Read the lines below. Copy out any that hold the string "this".

Dataset:
# # # # #
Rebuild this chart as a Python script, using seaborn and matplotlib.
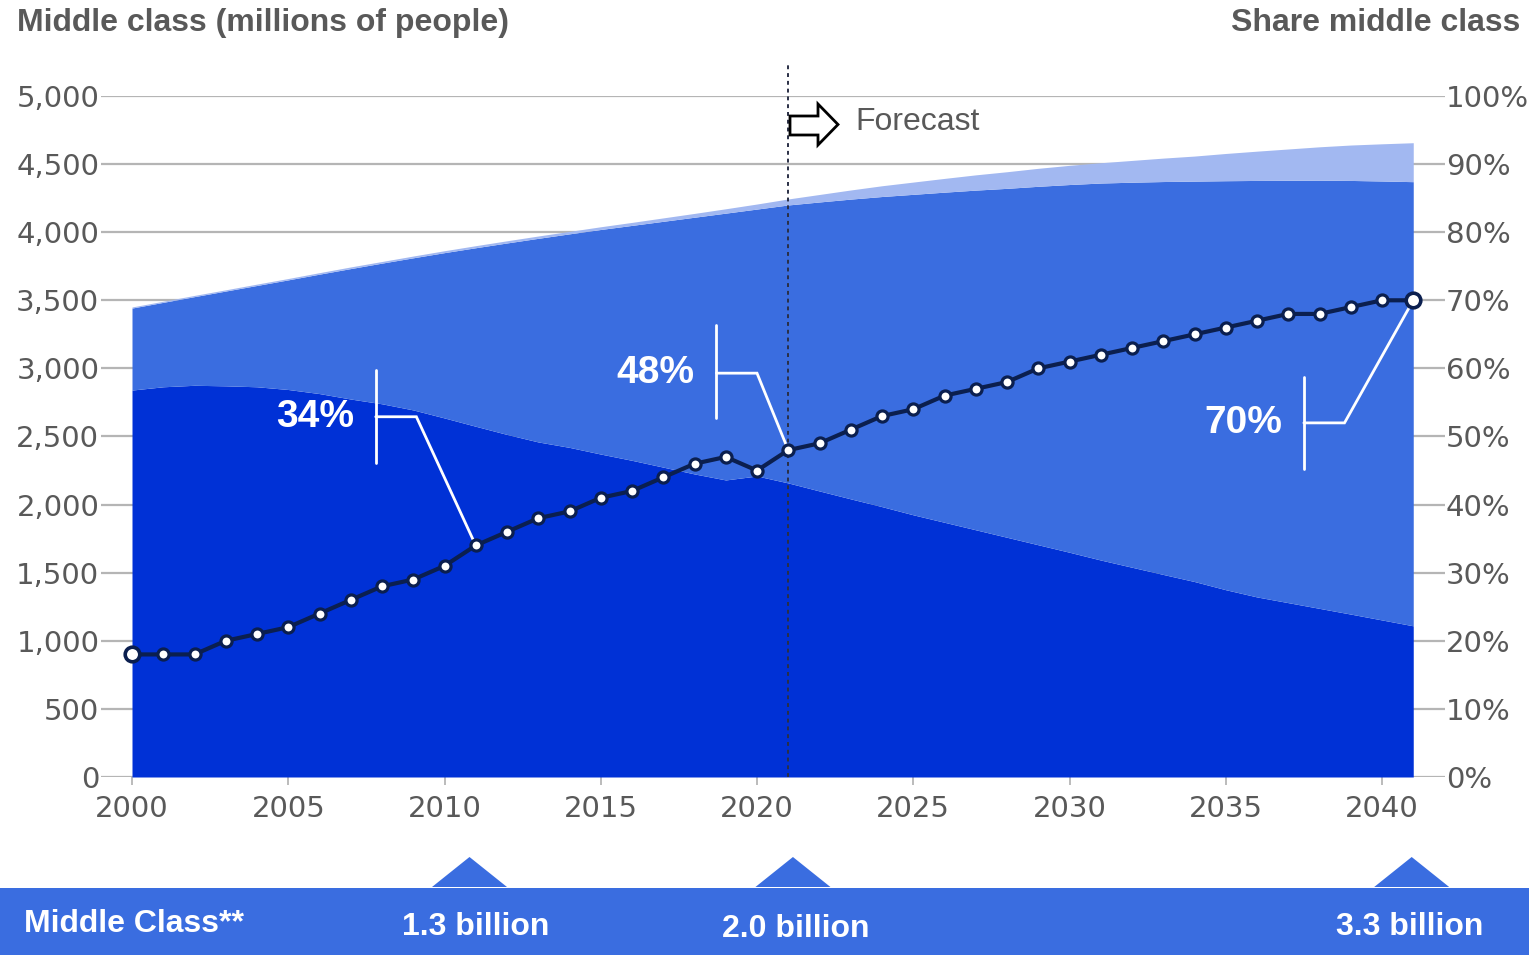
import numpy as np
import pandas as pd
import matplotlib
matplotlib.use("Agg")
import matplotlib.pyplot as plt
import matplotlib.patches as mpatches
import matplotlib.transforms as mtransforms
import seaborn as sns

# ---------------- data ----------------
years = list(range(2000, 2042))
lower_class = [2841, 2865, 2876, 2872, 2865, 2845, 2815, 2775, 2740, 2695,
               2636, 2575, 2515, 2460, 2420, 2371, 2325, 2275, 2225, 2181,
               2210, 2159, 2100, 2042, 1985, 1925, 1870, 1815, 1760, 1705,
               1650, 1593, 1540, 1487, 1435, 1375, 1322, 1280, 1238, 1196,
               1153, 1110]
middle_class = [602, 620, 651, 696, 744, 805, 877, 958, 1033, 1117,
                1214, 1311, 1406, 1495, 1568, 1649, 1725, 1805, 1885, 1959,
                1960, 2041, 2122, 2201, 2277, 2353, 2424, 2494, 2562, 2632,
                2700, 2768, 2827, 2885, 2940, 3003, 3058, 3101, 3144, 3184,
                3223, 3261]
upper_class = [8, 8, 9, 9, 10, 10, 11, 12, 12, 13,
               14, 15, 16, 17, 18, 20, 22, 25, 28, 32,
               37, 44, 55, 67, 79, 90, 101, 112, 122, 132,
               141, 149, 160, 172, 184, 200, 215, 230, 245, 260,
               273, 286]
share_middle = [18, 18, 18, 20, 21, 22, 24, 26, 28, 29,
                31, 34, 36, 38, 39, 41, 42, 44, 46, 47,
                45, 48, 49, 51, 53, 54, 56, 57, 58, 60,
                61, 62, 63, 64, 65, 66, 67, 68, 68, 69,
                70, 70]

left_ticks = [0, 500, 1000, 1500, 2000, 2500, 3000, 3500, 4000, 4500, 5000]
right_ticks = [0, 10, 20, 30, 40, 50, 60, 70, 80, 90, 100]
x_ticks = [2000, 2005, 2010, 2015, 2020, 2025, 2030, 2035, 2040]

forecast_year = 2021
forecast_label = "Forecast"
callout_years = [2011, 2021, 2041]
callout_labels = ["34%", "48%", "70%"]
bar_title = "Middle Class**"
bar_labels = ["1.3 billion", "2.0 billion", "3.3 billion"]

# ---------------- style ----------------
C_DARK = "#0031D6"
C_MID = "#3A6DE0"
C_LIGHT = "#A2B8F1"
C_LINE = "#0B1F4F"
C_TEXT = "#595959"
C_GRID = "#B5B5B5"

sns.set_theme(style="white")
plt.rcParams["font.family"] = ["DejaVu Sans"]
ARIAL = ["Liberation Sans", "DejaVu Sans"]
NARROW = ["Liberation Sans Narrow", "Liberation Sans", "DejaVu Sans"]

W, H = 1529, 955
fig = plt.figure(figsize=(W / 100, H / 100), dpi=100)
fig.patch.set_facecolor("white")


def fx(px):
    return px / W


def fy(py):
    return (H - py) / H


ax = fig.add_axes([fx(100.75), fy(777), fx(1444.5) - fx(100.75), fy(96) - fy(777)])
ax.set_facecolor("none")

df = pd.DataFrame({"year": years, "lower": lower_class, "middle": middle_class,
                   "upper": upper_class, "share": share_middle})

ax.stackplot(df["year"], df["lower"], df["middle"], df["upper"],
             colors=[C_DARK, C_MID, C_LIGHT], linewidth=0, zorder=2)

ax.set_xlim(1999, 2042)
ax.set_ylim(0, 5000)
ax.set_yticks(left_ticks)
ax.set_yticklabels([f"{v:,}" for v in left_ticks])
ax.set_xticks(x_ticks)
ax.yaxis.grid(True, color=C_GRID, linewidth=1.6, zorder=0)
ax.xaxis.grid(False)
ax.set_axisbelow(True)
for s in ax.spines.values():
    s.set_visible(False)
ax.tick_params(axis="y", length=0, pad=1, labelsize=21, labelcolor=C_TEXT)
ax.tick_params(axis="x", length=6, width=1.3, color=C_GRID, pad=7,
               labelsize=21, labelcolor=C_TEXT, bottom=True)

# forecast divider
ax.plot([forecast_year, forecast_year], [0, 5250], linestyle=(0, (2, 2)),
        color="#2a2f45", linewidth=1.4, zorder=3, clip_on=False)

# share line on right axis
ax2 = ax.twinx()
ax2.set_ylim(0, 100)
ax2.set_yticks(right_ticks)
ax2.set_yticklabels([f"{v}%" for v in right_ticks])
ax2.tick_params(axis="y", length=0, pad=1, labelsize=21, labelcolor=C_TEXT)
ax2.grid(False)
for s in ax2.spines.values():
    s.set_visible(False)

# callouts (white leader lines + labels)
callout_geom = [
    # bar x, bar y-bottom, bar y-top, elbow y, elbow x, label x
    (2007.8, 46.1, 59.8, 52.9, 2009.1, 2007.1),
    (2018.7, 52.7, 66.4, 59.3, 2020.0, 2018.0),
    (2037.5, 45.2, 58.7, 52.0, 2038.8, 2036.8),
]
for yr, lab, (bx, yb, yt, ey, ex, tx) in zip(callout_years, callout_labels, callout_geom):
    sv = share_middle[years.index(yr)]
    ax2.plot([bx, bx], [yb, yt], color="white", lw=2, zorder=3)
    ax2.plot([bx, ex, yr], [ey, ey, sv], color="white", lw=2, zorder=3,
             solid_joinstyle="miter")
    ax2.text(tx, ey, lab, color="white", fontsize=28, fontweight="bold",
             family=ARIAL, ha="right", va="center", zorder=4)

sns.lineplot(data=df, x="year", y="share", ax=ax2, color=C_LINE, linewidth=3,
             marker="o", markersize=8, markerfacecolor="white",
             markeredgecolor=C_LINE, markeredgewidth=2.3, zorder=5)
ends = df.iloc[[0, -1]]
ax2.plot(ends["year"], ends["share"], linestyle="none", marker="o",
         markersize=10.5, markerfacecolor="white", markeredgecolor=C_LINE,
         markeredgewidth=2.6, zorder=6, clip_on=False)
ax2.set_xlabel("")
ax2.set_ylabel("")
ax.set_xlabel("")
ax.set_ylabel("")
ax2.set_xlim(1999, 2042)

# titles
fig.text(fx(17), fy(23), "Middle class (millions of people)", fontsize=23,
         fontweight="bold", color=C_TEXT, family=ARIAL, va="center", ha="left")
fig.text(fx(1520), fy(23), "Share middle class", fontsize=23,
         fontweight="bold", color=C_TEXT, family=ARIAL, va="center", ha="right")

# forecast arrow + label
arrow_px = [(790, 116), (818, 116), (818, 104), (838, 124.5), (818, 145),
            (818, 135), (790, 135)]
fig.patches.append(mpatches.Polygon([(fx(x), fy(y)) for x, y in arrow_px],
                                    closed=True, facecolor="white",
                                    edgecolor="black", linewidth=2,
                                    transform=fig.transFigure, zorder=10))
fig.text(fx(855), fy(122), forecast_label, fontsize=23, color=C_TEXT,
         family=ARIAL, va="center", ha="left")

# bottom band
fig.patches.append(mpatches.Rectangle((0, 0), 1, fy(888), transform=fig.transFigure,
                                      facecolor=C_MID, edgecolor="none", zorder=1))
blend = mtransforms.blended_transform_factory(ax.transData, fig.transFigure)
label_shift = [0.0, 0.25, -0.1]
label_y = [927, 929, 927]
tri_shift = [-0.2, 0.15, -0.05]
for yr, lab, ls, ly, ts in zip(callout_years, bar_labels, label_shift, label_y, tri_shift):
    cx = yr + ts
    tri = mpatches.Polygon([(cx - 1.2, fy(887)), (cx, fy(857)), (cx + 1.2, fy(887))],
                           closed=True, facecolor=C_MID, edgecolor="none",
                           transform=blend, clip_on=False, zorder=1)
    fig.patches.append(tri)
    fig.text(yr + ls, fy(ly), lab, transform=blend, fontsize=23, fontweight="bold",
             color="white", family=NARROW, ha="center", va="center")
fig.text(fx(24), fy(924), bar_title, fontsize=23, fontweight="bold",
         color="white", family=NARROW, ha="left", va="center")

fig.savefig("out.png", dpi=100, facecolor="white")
# # # # #
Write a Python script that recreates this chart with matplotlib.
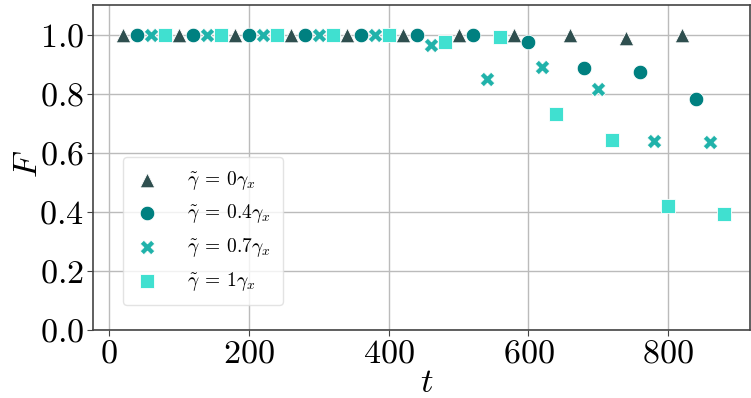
# # # # #
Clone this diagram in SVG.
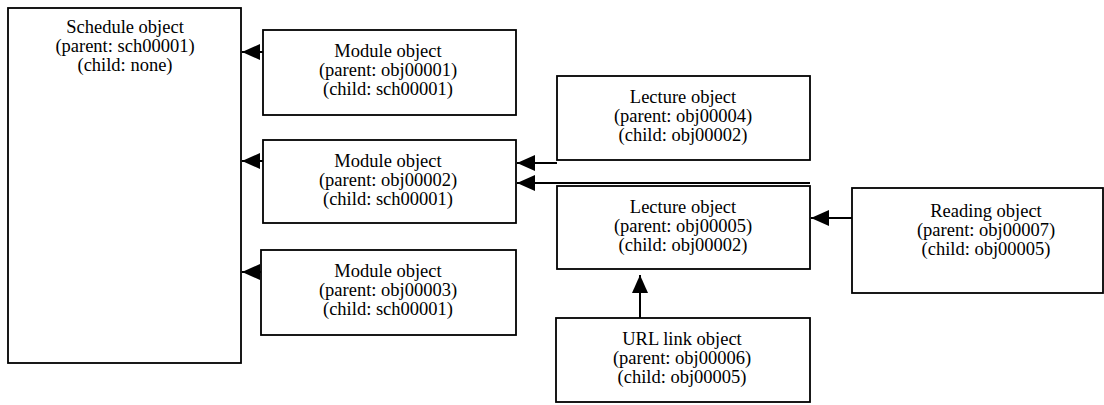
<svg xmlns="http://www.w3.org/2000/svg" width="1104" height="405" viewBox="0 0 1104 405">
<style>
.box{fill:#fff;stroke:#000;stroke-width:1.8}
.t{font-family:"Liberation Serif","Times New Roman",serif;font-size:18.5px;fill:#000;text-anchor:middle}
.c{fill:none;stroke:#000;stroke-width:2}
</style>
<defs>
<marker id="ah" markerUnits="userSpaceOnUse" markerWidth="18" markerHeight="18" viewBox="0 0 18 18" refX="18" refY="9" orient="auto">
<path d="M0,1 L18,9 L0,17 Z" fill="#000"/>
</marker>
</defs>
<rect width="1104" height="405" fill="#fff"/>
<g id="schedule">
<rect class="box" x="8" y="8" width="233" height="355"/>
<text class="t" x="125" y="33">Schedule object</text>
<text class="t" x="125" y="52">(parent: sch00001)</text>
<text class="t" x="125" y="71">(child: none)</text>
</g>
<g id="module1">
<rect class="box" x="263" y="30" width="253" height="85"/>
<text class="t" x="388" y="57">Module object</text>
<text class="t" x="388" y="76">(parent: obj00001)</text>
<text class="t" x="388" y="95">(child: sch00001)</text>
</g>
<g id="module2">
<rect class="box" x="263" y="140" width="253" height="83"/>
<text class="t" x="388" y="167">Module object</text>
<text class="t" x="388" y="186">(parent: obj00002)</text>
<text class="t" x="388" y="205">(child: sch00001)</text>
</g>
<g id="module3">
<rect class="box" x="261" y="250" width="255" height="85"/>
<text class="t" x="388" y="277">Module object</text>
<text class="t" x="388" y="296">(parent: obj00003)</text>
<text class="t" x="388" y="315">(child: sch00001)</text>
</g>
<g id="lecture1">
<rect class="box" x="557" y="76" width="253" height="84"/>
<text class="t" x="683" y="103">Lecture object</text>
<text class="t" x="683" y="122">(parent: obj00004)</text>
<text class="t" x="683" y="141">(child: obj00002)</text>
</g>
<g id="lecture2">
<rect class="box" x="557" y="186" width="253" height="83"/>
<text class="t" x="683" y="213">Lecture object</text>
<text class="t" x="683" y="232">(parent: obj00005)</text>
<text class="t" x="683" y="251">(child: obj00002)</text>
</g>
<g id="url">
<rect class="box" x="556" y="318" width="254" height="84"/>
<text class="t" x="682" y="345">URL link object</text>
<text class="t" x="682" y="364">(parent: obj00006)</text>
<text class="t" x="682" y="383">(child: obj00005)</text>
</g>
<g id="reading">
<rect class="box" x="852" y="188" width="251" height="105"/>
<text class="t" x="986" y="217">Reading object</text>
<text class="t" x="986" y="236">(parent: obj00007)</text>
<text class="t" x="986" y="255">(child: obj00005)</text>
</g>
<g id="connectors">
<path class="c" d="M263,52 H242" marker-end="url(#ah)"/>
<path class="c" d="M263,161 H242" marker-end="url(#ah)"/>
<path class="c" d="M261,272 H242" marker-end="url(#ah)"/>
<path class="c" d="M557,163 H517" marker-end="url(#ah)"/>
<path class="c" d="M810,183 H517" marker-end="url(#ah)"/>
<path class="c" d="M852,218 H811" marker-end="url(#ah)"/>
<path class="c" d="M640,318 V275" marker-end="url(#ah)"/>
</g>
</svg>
# # # # #
Response:
Rebuild this chart as a Python script, using seaborn and matplotlib.
Write a Python script that recreates this chart with matplotlib.
Clone this diagram in SVG.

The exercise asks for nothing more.